Manifest Termination

In formal systems combining dependent types and inductive types, such as Coq, non-terminating programs are frowned upon. They can indeed be made to return impossible results, thus endangering the consistency of the system, although the transient usage of a non-terminating Y combinator, typically for searching witnesses, is safe. To avoid this issue, the definition of a recursive function is allowed only if one of its arguments is of an inductive type and any recursive call is performed on a syntactically smaller argument. If there is no such argument, the user has to artificially add one, e.g., an accessibility property. Free monads can still be used to address general recursion and elegant methods make possible to extract partial functions from sophisticated recursive schemes. The latter yet rely on an inductive characterization of the domain of a function, and of its computational graph, which in turn might require a substantial effort of specification and proof. This leads to a rather frustrating situation when computations are involved. Indeed, the user first has to formally prove that the function will terminate, then the computation can be performed, and finally a result is obtained (assuming the user waited long enough). But since the computation did terminate, what was the point of proving that it would terminate? Mahboubi and Melquiond 23 investigated how users of proof assistants based on variants of the Calculus of Inductive Constructions could benefit from manifestly terminating computations.

Spreading Formal Proofs

Specifying, Testing, and Verifying OCaml programs

Our work on OCaml programs is not limited to purely static verification: we worked on runtime assertion checking for OCaml. In behavioural specifications of imperative languages, postconditions may refer to the prestate of the function, usually with an old operator. Therefore, code performing runtime verification has to record prestate values required to evaluate the postconditions, typically by copying part of the memory state, which causes severe verification overhead, both in memory and CPU time. Filliâtre and Pascutto  55, 67 consider the problem of efficiently capturing prestates in the context of Ortac, a runtime assertion checking tool for OCaml. Their contribution is a postcondition transformation that reduces the subset of the prestate to copy. They formalize this transformation, and they provide proof that it is sound and improves the performance of the instrumented programs. They illustrate the benefits of this approach with a maze generator. Benchmarks show that unoptimized instrumentation is not practicable, while their transformation restores performances similar to the program without any runtime check.
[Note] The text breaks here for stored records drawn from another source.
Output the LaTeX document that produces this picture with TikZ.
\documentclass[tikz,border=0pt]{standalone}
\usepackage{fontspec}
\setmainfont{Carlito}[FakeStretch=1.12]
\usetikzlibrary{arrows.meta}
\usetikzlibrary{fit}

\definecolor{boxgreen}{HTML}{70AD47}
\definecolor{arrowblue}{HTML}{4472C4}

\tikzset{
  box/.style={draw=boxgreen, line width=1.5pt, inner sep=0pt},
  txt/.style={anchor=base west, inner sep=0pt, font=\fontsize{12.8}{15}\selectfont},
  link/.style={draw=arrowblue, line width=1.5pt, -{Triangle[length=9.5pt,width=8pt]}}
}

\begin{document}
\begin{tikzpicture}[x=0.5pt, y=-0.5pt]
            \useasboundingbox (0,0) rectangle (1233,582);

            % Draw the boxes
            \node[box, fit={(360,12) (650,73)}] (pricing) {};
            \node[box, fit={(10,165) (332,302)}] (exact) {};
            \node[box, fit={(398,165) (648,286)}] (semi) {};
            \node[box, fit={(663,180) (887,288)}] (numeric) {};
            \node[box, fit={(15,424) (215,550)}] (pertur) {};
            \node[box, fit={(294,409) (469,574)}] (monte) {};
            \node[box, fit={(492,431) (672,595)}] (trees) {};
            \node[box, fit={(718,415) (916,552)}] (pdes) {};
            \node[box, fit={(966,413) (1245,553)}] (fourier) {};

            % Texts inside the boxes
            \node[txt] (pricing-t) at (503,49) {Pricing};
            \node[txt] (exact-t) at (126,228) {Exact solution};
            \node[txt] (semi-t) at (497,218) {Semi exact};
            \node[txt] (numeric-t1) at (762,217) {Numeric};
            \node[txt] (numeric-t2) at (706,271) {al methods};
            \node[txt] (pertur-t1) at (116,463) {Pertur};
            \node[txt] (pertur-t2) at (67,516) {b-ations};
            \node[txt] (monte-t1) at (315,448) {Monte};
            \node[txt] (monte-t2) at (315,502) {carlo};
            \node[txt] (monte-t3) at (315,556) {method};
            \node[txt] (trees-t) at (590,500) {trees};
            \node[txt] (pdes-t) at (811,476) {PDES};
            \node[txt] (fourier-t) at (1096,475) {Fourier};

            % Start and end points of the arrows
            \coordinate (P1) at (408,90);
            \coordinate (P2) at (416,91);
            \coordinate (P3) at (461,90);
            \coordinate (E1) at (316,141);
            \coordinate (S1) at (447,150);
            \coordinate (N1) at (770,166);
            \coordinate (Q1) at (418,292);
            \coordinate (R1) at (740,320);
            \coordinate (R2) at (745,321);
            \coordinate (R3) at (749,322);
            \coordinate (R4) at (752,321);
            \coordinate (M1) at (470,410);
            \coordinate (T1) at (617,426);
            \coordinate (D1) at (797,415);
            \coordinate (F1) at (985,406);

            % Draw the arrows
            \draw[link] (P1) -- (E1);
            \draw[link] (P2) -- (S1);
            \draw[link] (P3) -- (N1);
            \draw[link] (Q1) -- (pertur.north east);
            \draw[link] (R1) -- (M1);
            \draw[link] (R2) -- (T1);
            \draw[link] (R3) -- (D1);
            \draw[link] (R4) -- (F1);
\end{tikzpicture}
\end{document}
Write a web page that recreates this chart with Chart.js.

Leveraging Formal Specifications to Generate Fuzzing Suites

When testing a library, developers typically first have to capture the semantics they want to check. They then write the code implementing these tests and find relevant test cases that expose possible misbehaviours. In this work, Osborne and Pascutto  66, 67 present a tool that automatically takes care of these last two steps by automatically generating fuzz testing suites from OCaml interfaces annotated with formal behavioral specifications. They also show some ongoing experiments on the capabilities and limitations of fuzzing applied to real-world libraries.

Compiling OCaml to WebAssembly

As part of his CIFRE PhD with OCamlPro, Léo Andrès formalizes a compilation scheme from OCaml to WebAssembly. This on-going work already validated several Wasm extensions 17. A by-product of the thesis is the implementation of a new, efficient interpreter for Wasm, owi. Léo collaborates with José Fragoso Santos and Filipe Marques (Universidade de Lisboa, Portugal), who are using owi for concolic execution of WebAssembly programs.